A colleague runs the following and gets an error:

Terminal window
conda install minimap2 samtools

They see a conflict resolution error and the install fails.

  1. List three different strategies they could try to fix this, in the order you would attempt them.
  2. They also forgot to activate their environment first. They are currently in (base). What did they accidentally do?
  3. What command tells you exactly which packages are installed in the currently active environment?

Discussion: Why do version conflicts happen more often in bioinformatics than in general programming? Think about what kinds of dependencies bioinformatics tools have.


Exercise 4.5 — Environment Strategy (Medium)

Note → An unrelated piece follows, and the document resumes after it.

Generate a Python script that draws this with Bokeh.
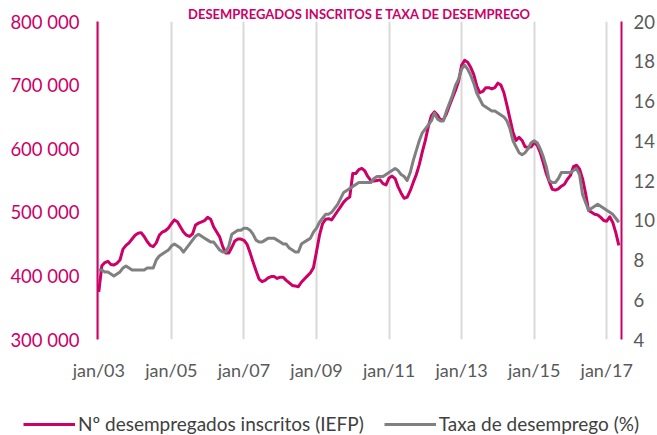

Section titled “Exercise 4.5 — Environment Strategy (Medium)”

Consider the following scenarios. For each, decide: one shared environment or separate environments? Justify your answer.

  1. You are running FastQC for QC, then Trimmomatic for trimming, then FastQC again to check the result. These are all part of the same QC pipeline.

  2. You are working on two projects: one uses samtools 1.15 and another requires samtools 1.9 because an old script breaks with newer versions.

  3. You want to run both assembly (Flye) and variant calling (bcftools) as part of a single end-to-end pipeline.

  4. You are testing whether a new version of a tool gives different results from the old version.

Discussion: What is the cost of having too many environments? What is the cost of having too few?


Exercise 4.6 — Connecting Conda to the Omics Workflow (Medium)

Section titled “Exercise 4.6 — Connecting Conda to the Omics Workflow (Medium)”

Looking at the Module 3 workflow:

  1. List all the tools mentioned across Module 3 lessons (FastQC, MultiQC, Flye, etc.). Write the conda install command you would use to install all of them at once into a single environment called bioinfo.

  2. After building your environment, how would you save it for future use?

  3. Suppose you run flye --version and get command not found. What are two possible reasons for this error? What would you check first?

Discussion: If you had to hand off your entire analysis to a new lab member who has never used Conda, what three commands or files would you give them to get started? Why those three?